The elimination of helmets in football is not unusual. The American 7s Football League (A7FL) is a semi-pro tackle spring league composed of 24 teams, all of whom play with no shoulder pads or helmets. Players, some of which are professionals playing in the offseason, are certain that since you play with less protection, you don’t feel as invincible.  “The hits are the same, but now you have to form tackle,” says Josh Runk a 21 year-old offensive lineman for the Baltimore Cobras. “Technique is important. And you have that fear of, hey, you could be hurt if you don’t do this right,” Runk said.

Experts argue that this league is different than the NFL. The A7FL plays the game with fewer players, the field is smaller, and there are no NFL caliper kickoffs. Sean Korkusuz the co-founder of the A7FL has strong words for all the doubters, “the NFL can’t make the necessary changes to their game without becoming the A7FL.” There are many skeptics to a helmetless free football field. Linda Guariglio, the head Athletic Trainer and Wellness Professor at Chandler Gilbert Community College said, “taking away helmets from football may cause more concussions, but, more importantly, will cause more severe concussions (and) head injuries.”

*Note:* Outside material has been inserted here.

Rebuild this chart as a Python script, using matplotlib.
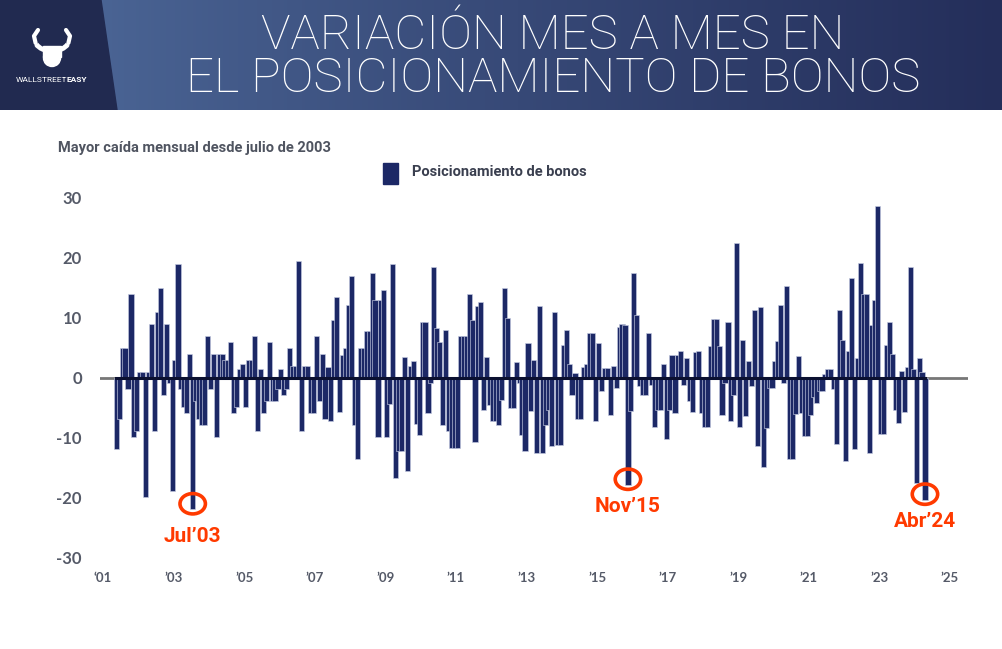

Guariglio admits helmets may not be perfect, but they serve a purpose. “The helmet does not prevent all concussions, the construction and padding of the helmet helps prevent more serious injuries, such as cranial fractures,” she said. The game of football may still be years away from fully removing the helmet, but strides towards a safer playing field are definitely in the works.

HuTT was one of the finalists in the NFL’s Head Health Challenge II (HHC). A program designed to help advance the development of technologies which can detect early stages of traumatic brain injuries and improve brain protection. The A7FL has recently teamed with the New Jersey Institute of Technology to create specialized mouth guards which can monitor exactly when and where a player’s head is impacted. The data collected through the mouth piece is then wirelessly sent to the coaching staff on the sideline for further evaluation.